Multimarker Prognostication for Hospitalized Patients with Community-acquired Pneumonia.
Intern Med. 2016;55(8):887-93
Authors: Yeon Lee S, Cha SI, Seo H, Oh S, Choi KJ, Yoo SS, Lee J, Lee SY, Kim CH, Park JY
Objective The optimal prognostic model for community-acquired pneumonia (CAP) remains unclear. In this study, we sought to identify independent predictors of 30-day mortality in patients with CAP and to determine whether adding specific prognostic factors to each of the two clinical prediction scores could improve the prognostic yield. Methods This retrospective study involved 797 CAP patients who had been hospitalized at a tertiary referral center. The patients were categorized into two groups: those who survived and those who had died on or before 30 days after admission. Select clinical parameters were then compared between the two groups. Results During the 30-day period, there were 72 deaths (9%). We constructed two models for a multivariate analysis: one was based on a high CURB-65 score (3-5) and the other on a high pneumonia severity index (PSI) class (V). In both models, a high CURB-65 score or a high PSI class, along with the presence of dyspnea, high Eastern Cooperative Oncology Group (ECOG) performance status (3-4), and a low serum albumin level, were independent predictors of 30-day mortality.
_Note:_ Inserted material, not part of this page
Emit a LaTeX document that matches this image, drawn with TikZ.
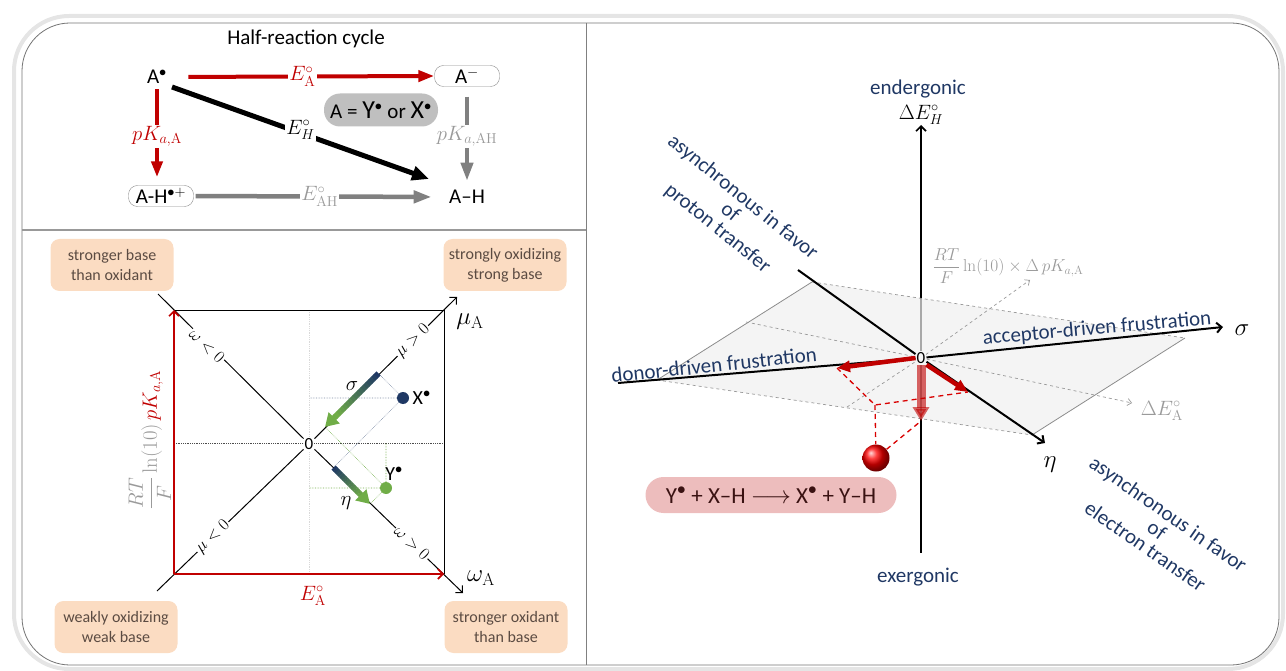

In both the CURB-65-based and PSI-based models, the addition of dyspnea, high ECOG performance status, and hypoalbuminemia (<3 g/dL) enhanced the prognostic assessment, and subsequently, the c-statistics calculated with the use of three- or four- predictor combinations exceeded 0.8. Conclusion In addition to the CURB-65 or PSI, the clinical factors of dyspnea, the ECOG performance status, and serum albumin level may be independent predictors of 30-day mortality in CAP patients. When combined with the CURB-65 or PSI, these parameters provide additional evidence for predicting poor prognoses.